To be able to parse the data you follow the order from the header: ##INFO=<ID=CSQ,Number=.,Type=String,Description="Consequence annotations from Ensembl VEP. Format: Allele|Consequence|IMPACT|SYMBOL|Gene|Feature_type|Feature|BIOTYPE|EXON|INTRON|HGVSc|HGVSp|cDNA_position|CDS_position|Protein_position|Amino_acids|Codons|Existing_variation|DISTANCE|STRAND|FLAGS|SYMBOL_SOURCE|HGNC_ID|MaveDB_nt|MaveDB_pro|MaveDB_score|MaveDB_urn|am_class|am_pathogenicity">

The variant above has MaveDB output likely_benign|0.2471 for transcript ENST00000342066.

dglemos commented 10 months ago

For the MaveDB plugin, can you just run the variants you posted in the comment above? VEP does not throw any warning/error when I run only those.

bwubb commented 10 months ago

Sorry, my previous comment about key value pairs was incorrect. I reviewed my python code and I am accurately pulling the order of annotations from the CSQ field. Im using vcfpy methods so Im fairly confident it is working as intended... but I will make sure of this, its suspicious the two "newer" are the only ones not working.

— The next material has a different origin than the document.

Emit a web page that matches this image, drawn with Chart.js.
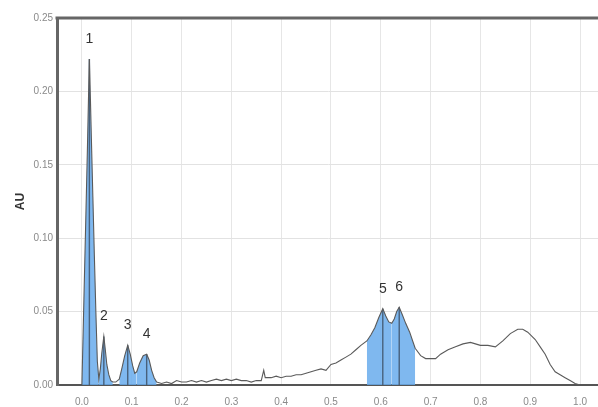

I will make a test vcf of the variants I posted above and work on them to see if I match your output. Thank you for the help. I will report back later.

bwubb commented 10 months ago

Ugh. This was all user error on me. While Im still not certain what is causing the warning (the line number seems to change), but it is definitely not the reason my output values were appearing blank. Im sorry for the waste of time and I appreciate the help troubleshooting.